Factory quote questions to send
- What canvas weight, finished size tolerance, and seam allowance are included in the quote?
- Is the quoted print method screen print, heat transfer, embroidery, or woven label application, and what setup cost is included?
- How many units per master carton, what are the carton dimensions, and what is the estimated carton gross weight?
- Does the MOQ apply separately to fabric color, print color, zipper color, and packaging style?
- Will you provide a pre-production sample with the final carton pack format before bulk cutting starts?
- What is the expected lead time after sample approval, and where can schedule risk still add days?
Quality-control points to confirm
- Fabric GSM matches the approved range and is consistent across the lot; allow a tight tolerance only if the end use is retail-facing.
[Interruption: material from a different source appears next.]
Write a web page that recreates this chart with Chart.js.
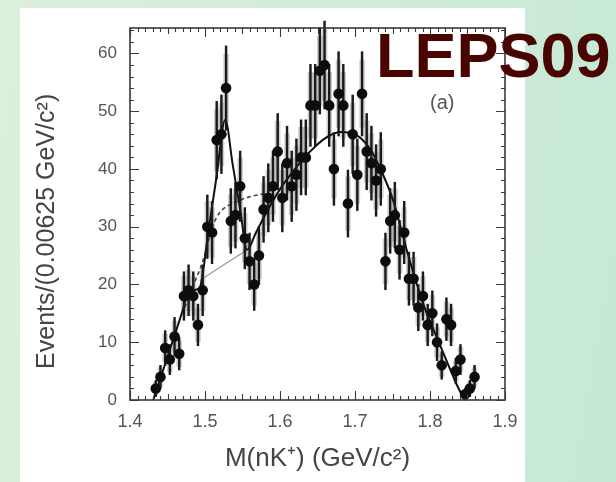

- Print registration, edge sharpness, and color density match the signed sample; reject obvious bleed, pinholes, or curing gloss issues.
- Strap stitching uses dense, even reinforcement at both ends with no skipped stitches or loose thread tails.
- Bag dimensions stay within the approved tolerance after sewing and pressing, especially body height and strap drop.
- Carton packing keeps the bags flat and aligned; no zipper teeth, logo prints, or strap anchors should rub raw against each other.
- Master cartons are dry, crush-resistant, and labeled clearly with style code, color, quantity, and carton number.